Espantado com o Divino

    “Quando contemplo os teus céus, obra dos teus dedos, a lua e as estrelas que firmaste, que é o homem para que dele te lembres? E o filho do homem, para que o visites?” Salmo 8:3-4

    Há dias em que caminho como quem pisa em vidro — cada passo é um cuidado, cada respiração um susto. Não porque a vida esteja perigosa de fato está , mas porque percebo o quanto ela é preciosa. O simples ato de existir me escapa pelos dedos como água limpa. E me espanta.

    O divino não chega com clarins nem relâmpagos. Chega na xícara de café fumegante que alguém me oferece sem pedir nada em troca. No sorriso que brota sem motivo, no silêncio da madrugada que se enche de grilos — como se o universo respirasse ao meu lado.

    Talvez por isso eu desconfie das explicações muito afiadas, das teologias que se acomodam em manuais bem diagramados. O sagrado não cabe em tabelas. Deus não é tese para ser defendida nem objeto de dissecação — é surpresa para ser vivida.

    Já tentei prendê-Lo com definições. Fui como menino que quer guardar o vento num vidro. Descobri que quanto mais fecho a tampa, mais rápido o ar some. O divino gosta de escapar pelas frestas, gosta de brincar de esconde-esconde no quintal da nossa alma.

    Fico pensando se não perdemos algo quando tentamos domesticar Deus. Quando O vestimos com trajes sisudos, como se fosse um professor que avalia e dá nota para nossas preces. Talvez o Criador ria, escondido atrás das estrelas, desse nosso esforço em transformá-Lo em burocrata celestial.

    Prefiro continuar espantado. Como criança que se cala diante do trovão. Como jardineiro que não sabe explicar o segredo da semente, mas se emociona quando vê o broto rasgar a terra. Espanto é oração sem palavras.
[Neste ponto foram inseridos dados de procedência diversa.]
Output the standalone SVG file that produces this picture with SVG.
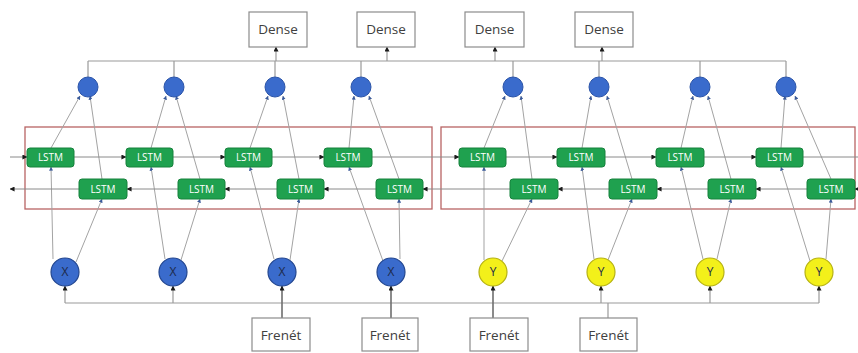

    Quem sabe seja coisa da idade — já são 55 voltas em torno do sol —, mas percebo que o tempo não serve para decifrar Deus, apenas para admirar ainda mais o Seu mistério, tornando a conexão com o sagrado mais maravilhada, mais rendida e mais cheia de gratidão

    Quero que minha fé nunca se torne hábito. Que cada nascer do sol continue me desconcertando, como se fosse o primeiro. Que eu nunca me acostume com o fato absurdo de que um Deus infinito se importa com alguém tão pequeno.

    Certamente o verdadeiro milagre não seja ver o mar se abrir, mas sentir que o próprio céu se inclina para ouvir quando sussurro por Sua presença baixinho.

    Sim, continuo espantado com o divino. E tomara que nunca passe.